Nouriel Roubini, a professor @ the NYU Stern School of Business presided over Keiko Tashiro, the Chairperson/CEO of Daiwa Capital Markets America Holdings, Inc. to discuss this topic @ the Japan Society in New York.

It’s been an anemic recovery, & the only change has been the decelerating growth in the emerging markets.  The question is how strong & resilient will they be?  The recovery has been so anemic because the crisis was brought on by extreme leverage.  The fiscal stimulus that was implemented to combat it has led to an accumulation of debt that will take 5-10 years to de-leverage.  Emerging markets need robust growth of 5% , not 1-2 1/2 % less their debt.

To get 1-2% stronger growth in the industrialized countries, we need:

  • fiscal consolidation, except in Japan
  • advance de-leveraging to create better balance sheets with lower debt ratios
  • lower risk probabilities by keeping the Euro together, not falling off any fiscal cliffs, avoiding conflicts, etc.
  • keep low inflation, as the velocity of money has collapsed as stocks are in search of markets.  There is still slack in the employment market, so there is no wage inflation.  Central banks can be less conventional.  The Fed won’t start tapering until 3-4 years from now.
  • Japan needs to create a virtuous cycle with structural reforms, which should be a gradual process.  There is a risk with monetary easing in asset inflation creating a bubble.  The central bank has been able to keep bubbles @ bay by keeping inflation & interest rates low for now.

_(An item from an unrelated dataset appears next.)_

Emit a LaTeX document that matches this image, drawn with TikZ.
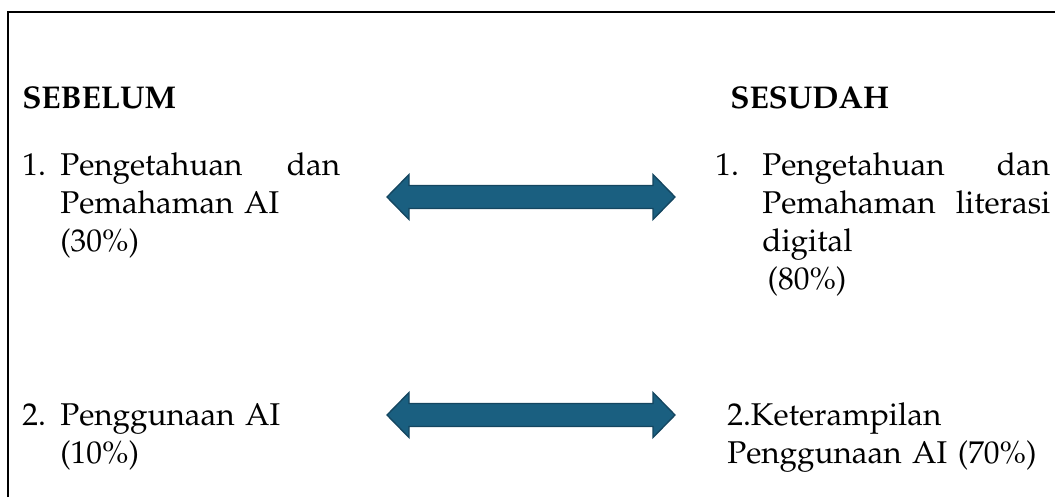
\documentclass[tikz,border=0pt]{standalone}
\usepackage[T1]{fontenc}
\usepackage{mathpazo}
\definecolor{arrowfill}{RGB}{26,95,128}
\definecolor{arrowedge}{RGB}{20,70,96}
\tikzset{
  head/.style={anchor=base west, inner sep=0pt, font=\fontsize{23.6}{28.5}\selectfont\bfseries},
  num/.style={anchor=base west, inner sep=0pt, font=\fontsize{23.6}{28.5}\selectfont},
  item/.style={anchor=base west, inner sep=0pt, font=\fontsize{23.6}{28.5}\selectfont, align=left},
  bigarrow/.style={fill=arrowfill, draw=arrowedge, line width=1pt, line join=miter}
}
\begin{document}
\begin{tikzpicture}[x=0.75pt, y=-0.75pt]
    \useasboundingbox (0,0) rectangle (1055,497);

    % bingkai (kiri + atas)
    \draw[line width=1.4pt] (8,497) -- (8,12) -- (1055,12);

    % ===== kolom kiri: SEBELUM =====
    \node[head] (sebelum) at (22,108) {SEBELUM};
    \node[num]  (nb1) at (22,175) {1.};
    \node[item, text width=210pt] (b1) at (60,175)
      {Pengetahuan\hfill dan\\Pemahaman AI\\(30\%)};
    \node[num]  (nb2) at (22,425) {2.};
    \node[item, text width=210pt] (b2) at (60,425)
      {Penggunaan AI\\(10\%)};

    % ===== kolom kanan: SESUDAH =====
    \node[head] (sesudah) at (730,108) {SESUDAH};
    \node[num]  (na1) at (715,175) {1.};
    \node[item, text width=216pt] (a1) at (762,175)
      {Pengetahuan\hfill dan\\Pemahaman\hfill literasi\\digital\\\hspace*{4pt}(80\%)};
    \node[item, text width=240pt] (a2) at (727,425)
      {2.Keterampilan\\Penggunaan AI (70\%)};

    % ujung panah dua arah
    \coordinate (p1l) at (387,197);
    \coordinate (p1r) at (675,197);
    \coordinate (p2l) at (387,415);
    \coordinate (p2r) at (675,415);

    % panah dua arah (kepala 22, batang 244)
    \foreach \pl/\pr in {p1l/p1r, p2l/p2r} {
      \draw[bigarrow] (\pl) -- ++(22,-22.5) -- ++(0,11) -- ++(244,0) -- ++(0,-11)
        -- (\pr) -- ++(-22,22.5) -- ++(0,-11) -- ++(-244,0) -- ++(0,11) -- cycle;
    }

\end{tikzpicture}
\end{document}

Emerging markets are devaluing their currencies to spur growth.  Internally, macroeconomic policies are granting excessive credit.  State capitalism causes them to move away from free markets.  The most fragile are China, India, South Africa, & Turkey.  With elections, growth falls.  Now the risks are much lower because of less currency mismatches, debt ratios are better, & Argentina, Venezuela, & Ukraine are now the problems.  China’s hard or soft landing is fragile.  Fixed investment is too low as is consumption.  Banks have made too many bad loans.  They’re lowering risks, but it’s open to question as to whether they can implement changes quickly enough.  Growth is decelerating from 7% to 6 %.